▸ Work instructions
Set the listing down unchanged, minus every embedded image.

▸ Data extract
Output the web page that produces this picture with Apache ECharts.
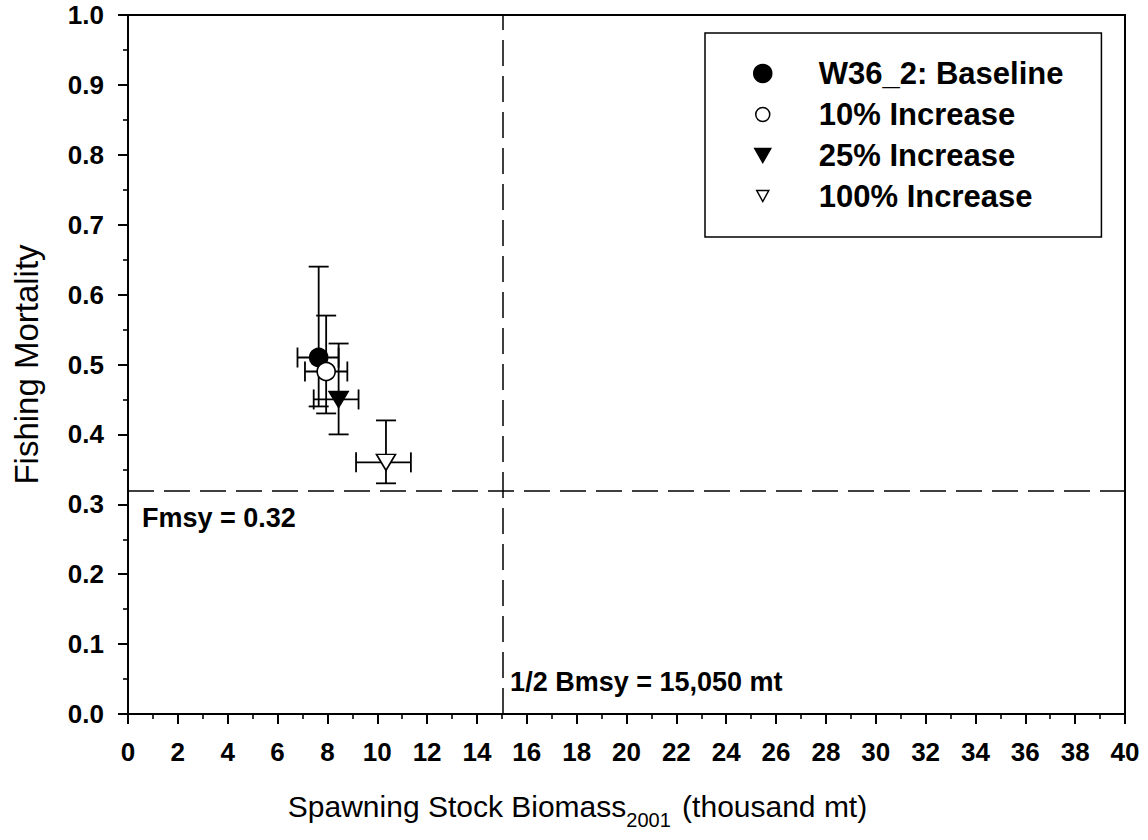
<!DOCTYPE html>
<html><head><meta charset="utf-8">
<script src="https://cdn.jsdelivr.net/npm/echarts@6/dist/echarts.min.js"></script>
<style>html,body{margin:0;padding:0;background:#fff}#c{width:1148px;height:840px}</style>
</head><body><div id="c"></div>
<script>
// ---- data ----
const seriesNames = ['W36_2: Baseline', '10% Increase', '25% Increase', '100% Increase'];
const ssbMid  = [7.65, 7.95, 8.45, 10.35];
const ssbLow  = [6.8, 7.1, 7.45, 9.15];
const ssbHigh = [8.45, 8.8, 9.25, 11.35];
const fMid    = [0.51, 0.49, 0.45, 0.36];
const fLow    = [0.44, 0.43, 0.40, 0.33];
const fHigh   = [0.64, 0.57, 0.53, 0.42];
const fmsy = 0.32;
const halfBmsy = 15.05;
const fmsyLabel = 'Fmsy = 0.32';
const bmsyLabel = '1/2 Bmsy = 15,050 mt';

// ---- styles ----
const FONT = '"Liberation Sans", Arial, Helvetica, sans-serif';
const DOWN_TRI = 'path://M0,0 L20,0 L10,17 Z';
const symbols = ['circle', 'circle', DOWN_TRI, DOWN_TRI];
const fills = ['#000', '#fff', '#000', '#fff'];
// legend icons (smaller for the open / triangle markers, as in the original key)
const legendIcons = [
  'circle',
  'path://M0,0 M18,18 M16,9 A7,7 0 1,1 2,9 A7,7 0 1,1 16,9 Z',
  'path://M0,0 M18,18 M1,2 L17,2 L9,16 Z',
  'path://M0,0 M18,18 M3,3 L15,3 L9,14 Z'
];

const chart = echarts.init(document.getElementById('c'), null, {renderer: 'svg'});

const scatterSeries = seriesNames.map((name, i) => ({
  name: name,
  type: 'scatter',
  symbol: symbols[i],
  symbolSize: i < 2 ? 18 : [19, 16],
  z: 5,
  itemStyle: {color: fills[i], borderColor: '#000', borderWidth: 1.6, opacity: 1},
  emphasis: {disabled: true},
  data: [[ssbMid[i], fMid[i]]]
}));

const errData = seriesNames.map((n, i) => [ssbMid[i], fMid[i], ssbLow[i], ssbHigh[i], fLow[i], fHigh[i]]);

const errSeries = {
  type: 'custom',
  z: 3,
  silent: true,
  encode: {x: [0, 2, 3], y: [1, 4, 5]},
  data: errData,
  renderItem: function (params, api) {
    const c = api.coord([api.value(0), api.value(1)]);
    const xl = api.coord([api.value(2), api.value(1)])[0];
    const xh = api.coord([api.value(3), api.value(1)])[0];
    const yl = api.coord([api.value(0), api.value(4)])[1];
    const yh = api.coord([api.value(0), api.value(5)])[1];
    const h = 10;
    const st = {stroke: '#000', lineWidth: 1.8, fill: null};
    const ln = (x1, y1, x2, y2) => ({type: 'line', shape: {x1, y1, x2, y2}, style: st});
    return {type: 'group', children: [
      ln(xl, c[1], xh, c[1]),
      ln(xl, c[1] - h, xl, c[1] + h),
      ln(xh, c[1] - h, xh, c[1] + h),
      ln(c[0], yl, c[0], yh),
      ln(c[0] - h, yl, c[0] + h, yl),
      ln(c[0] - h, yh, c[0] + h, yh)
    ]};
  }
};

const refSeries = {
  type: 'line',
  data: [],
  silent: true,
  markLine: {
    silent: true,
    symbol: 'none',
    label: {show: false},
    lineStyle: {color: '#000', width: 1.5, type: [26, 10]},
    data: [{yAxis: fmsy}, {xAxis: halfBmsy}]
  }
};

const axisCommon = {
  axisLine: {show: true, onZero: false, lineStyle: {color: '#000', width: 2}},
  axisTick: {show: true, inside: false, length: 10, lineStyle: {color: '#000', width: 2}},
  minorTick: {show: true, splitNumber: 2, length: 5, lineStyle: {color: '#000', width: 1.6}},
  splitLine: {show: false},
  minorSplitLine: {show: false}
};

chart.setOption({
  animation: false,
  backgroundColor: '#fff',
  grid: {left: 128, right: 23, top: 15, bottom: 126, containLabel: false, show: true, borderColor: '#000', borderWidth: 2},
  xAxis: Object.assign({
    type: 'value', min: 0, max: 40, interval: 2,
    axisLabel: {color: '#000', fontFamily: FONT, fontWeight: 'bold', fontSize: 26, margin: 25},
    name: '{a|Spawning Stock Biomass}{s|2001}{a| (thousand mt)}',
    nameLocation: 'middle',
    nameGap: 82,
    nameTextStyle: {
      padding: [0, 98, 0, 0],
      rich: {
        a: {fontFamily: FONT, fontSize: 30, color: '#000', lineHeight: 34, verticalAlign: 'bottom', padding: [0, 0, 9, 0]},
        s: {fontFamily: FONT, fontSize: 20, color: '#000', lineHeight: 24, verticalAlign: 'bottom', padding: [0, 3, 0, 0]}
      }
    }
  }, axisCommon),
  yAxis: Object.assign({
    type: 'value', min: 0, max: 1, interval: 0.1,
    axisLabel: {color: '#000', fontFamily: FONT, fontWeight: 'bold', fontSize: 26, margin: 24,
      formatter: v => v.toFixed(1)},
    name: 'Fishing Mortality',
    nameLocation: 'middle',
    nameGap: 85,
    nameTextStyle: {fontFamily: FONT, fontSize: 33, color: '#000'}
  }, axisCommon),
  legend: {
    orient: 'vertical',
    left: 705, top: 33,
    itemWidth: 18, itemHeight: 18,
    itemGap: 10,
    padding: [25, 38, 25, 48],
    borderColor: '#000', borderWidth: 1.5,
    backgroundColor: '#fff',
    selectedMode: false,
    textStyle: {fontFamily: FONT, fontWeight: 'bold', fontSize: 31, color: '#000', lineHeight: 30, padding: [0, 0, 0, 42]},
    data: seriesNames.map((n, i) => ({
      name: n,
      icon: legendIcons[i],
      itemStyle: {color: fills[i], borderColor: '#000', borderWidth: 1.5}
    }))
  },
  series: [refSeries, errSeries].concat(scatterSeries)
});

// annotation labels anchored to the reference lines via the axis scales
const pF = chart.convertToPixel({gridIndex: 0}, [0, fmsy]);
const pB = chart.convertToPixel({gridIndex: 0}, [halfBmsy, 0]);
chart.setOption({
  graphic: [
    {type: 'text', left: pF[0] + 14, top: pF[1] + 14, silent: true,
      style: {text: fmsyLabel, fontFamily: FONT, fontWeight: 'bold', fontSize: 27, fill: '#000'}},
    {type: 'text', left: pB[0] + 7, top: pB[1] - 46, silent: true,
      style: {text: bmsyLabel, fontFamily: FONT, fontWeight: 'bold', fontSize: 27, fill: '#000'}}
  ]
});
</script>
</body></html>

▸ Answer to the task
Output the web page that produces this picture with Apache ECharts.
<!DOCTYPE html>
<html><head><meta charset="utf-8">
<script src="https://cdn.jsdelivr.net/npm/echarts@6/dist/echarts.min.js"></script>
<style>html,body{margin:0;padding:0;background:#fff}#c{width:1148px;height:840px}</style>
</head><body><div id="c"></div>
<script>
// ---- data ----
const seriesNames = ['W36_2: Baseline', '10% Increase', '25% Increase', '100% Increase'];
const ssbMid  = [7.65, 7.95, 8.45, 10.35];
const ssbLow  = [6.8, 7.1, 7.45, 9.15];
const ssbHigh = [8.45, 8.8, 9.25, 11.35];
const fMid    = [0.51, 0.49, 0.45, 0.36];
const fLow    = [0.44, 0.43, 0.40, 0.33];
const fHigh   = [0.64, 0.57, 0.53, 0.42];
const fmsy = 0.32;
const halfBmsy = 15.05;
const fmsyLabel = 'Fmsy = 0.32';
const bmsyLabel = '1/2 Bmsy = 15,050 mt';

// ---- styles ----
const FONT = '"Liberation Sans", Arial, Helvetica, sans-serif';
const DOWN_TRI = 'path://M0,0 L20,0 L10,17 Z';
const symbols = ['circle', 'circle', DOWN_TRI, DOWN_TRI];
const fills = ['#000', '#fff', '#000', '#fff'];
// legend icons (smaller for the open / triangle markers, as in the original key)
const legendIcons = [
  'circle',
  'path://M0,0 M18,18 M16,9 A7,7 0 1,1 2,9 A7,7 0 1,1 16,9 Z',
  'path://M0,0 M18,18 M1,2 L17,2 L9,16 Z',
  'path://M0,0 M18,18 M3,3 L15,3 L9,14 Z'
];

const chart = echarts.init(document.getElementById('c'), null, {renderer: 'svg'});

const scatterSeries = seriesNames.map((name, i) => ({
  name: name,
  type: 'scatter',
  symbol: symbols[i],
  symbolSize: i < 2 ? 18 : [19, 16],
  z: 5,
  itemStyle: {color: fills[i], borderColor: '#000', borderWidth: 1.6, opacity: 1},
  emphasis: {disabled: true},
  data: [[ssbMid[i], fMid[i]]]
}));

const errData = seriesNames.map((n, i) => [ssbMid[i], fMid[i], ssbLow[i], ssbHigh[i], fLow[i], fHigh[i]]);

const errSeries = {
  type: 'custom',
  z: 3,
  silent: true,
  encode: {x: [0, 2, 3], y: [1, 4, 5]},
  data: errData,
  renderItem: function (params, api) {
    const c = api.coord([api.value(0), api.value(1)]);
    const xl = api.coord([api.value(2), api.value(1)])[0];
    const xh = api.coord([api.value(3), api.value(1)])[0];
    const yl = api.coord([api.value(0), api.value(4)])[1];
    const yh = api.coord([api.value(0), api.value(5)])[1];
    const h = 10;
    const st = {stroke: '#000', lineWidth: 1.8, fill: null};
    const ln = (x1, y1, x2, y2) => ({type: 'line', shape: {x1, y1, x2, y2}, style: st});
    return {type: 'group', children: [
      ln(xl, c[1], xh, c[1]),
      ln(xl, c[1] - h, xl, c[1] + h),
      ln(xh, c[1] - h, xh, c[1] + h),
      ln(c[0], yl, c[0], yh),
      ln(c[0] - h, yl, c[0] + h, yl),
      ln(c[0] - h, yh, c[0] + h, yh)
    ]};
  }
};

const refSeries = {
  type: 'line',
  data: [],
  silent: true,
  markLine: {
    silent: true,
    symbol: 'none',
    label: {show: false},
    lineStyle: {color: '#000', width: 1.5, type: [26, 10]},
    data: [{yAxis: fmsy}, {xAxis: halfBmsy}]
  }
};

const axisCommon = {
  axisLine: {show: true, onZero: false, lineStyle: {color: '#000', width: 2}},
  axisTick: {show: true, inside: false, length: 10, lineStyle: {color: '#000', width: 2}},
  minorTick: {show: true, splitNumber: 2, length: 5, lineStyle: {color: '#000', width: 1.6}},
  splitLine: {show: false},
  minorSplitLine: {show: false}
};

chart.setOption({
  animation: false,
  backgroundColor: '#fff',
  grid: {left: 128, right: 23, top: 15, bottom: 126, containLabel: false, show: true, borderColor: '#000', borderWidth: 2},
  xAxis: Object.assign({
    type: 'value', min: 0, max: 40, interval: 2,
    axisLabel: {color: '#000', fontFamily: FONT, fontWeight: 'bold', fontSize: 26, margin: 25},
    name: '{a|Spawning Stock Biomass}{s|2001}{a| (thousand mt)}',
    nameLocation: 'middle',
    nameGap: 82,
    nameTextStyle: {
      padding: [0, 98, 0, 0],
      rich: {
        a: {fontFamily: FONT, fontSize: 30, color: '#000', lineHeight: 34, verticalAlign: 'bottom', padding: [0, 0, 9, 0]},
        s: {fontFamily: FONT, fontSize: 20, color: '#000', lineHeight: 24, verticalAlign: 'bottom', padding: [0, 3, 0, 0]}
      }
    }
  }, axisCommon),
  yAxis: Object.assign({
    type: 'value', min: 0, max: 1, interval: 0.1,
    axisLabel: {color: '#000', fontFamily: FONT, fontWeight: 'bold', fontSize: 26, margin: 24,
      formatter: v => v.toFixed(1)},
    name: 'Fishing Mortality',
    nameLocation: 'middle',
    nameGap: 85,
    nameTextStyle: {fontFamily: FONT, fontSize: 33, color: '#000'}
  }, axisCommon),
  legend: {
    orient: 'vertical',
    left: 705, top: 33,
    itemWidth: 18, itemHeight: 18,
    itemGap: 10,
    padding: [25, 38, 25, 48],
    borderColor: '#000', borderWidth: 1.5,
    backgroundColor: '#fff',
    selectedMode: false,
    textStyle: {fontFamily: FONT, fontWeight: 'bold', fontSize: 31, color: '#000', lineHeight: 30, padding: [0, 0, 0, 42]},
    data: seriesNames.map((n, i) => ({
      name: n,
      icon: legendIcons[i],
      itemStyle: {color: fills[i], borderColor: '#000', borderWidth: 1.5}
    }))
  },
  series: [refSeries, errSeries].concat(scatterSeries)
});

// annotation labels anchored to the reference lines via the axis scales
const pF = chart.convertToPixel({gridIndex: 0}, [0, fmsy]);
const pB = chart.convertToPixel({gridIndex: 0}, [halfBmsy, 0]);
chart.setOption({
  graphic: [
    {type: 'text', left: pF[0] + 14, top: pF[1] + 14, silent: true,
      style: {text: fmsyLabel, fontFamily: FONT, fontWeight: 'bold', fontSize: 27, fill: '#000'}},
    {type: 'text', left: pB[0] + 7, top: pB[1] - 46, silent: true,
      style: {text: bmsyLabel, fontFamily: FONT, fontWeight: 'bold', fontSize: 27, fill: '#000'}}
  ]
});
</script>
</body></html>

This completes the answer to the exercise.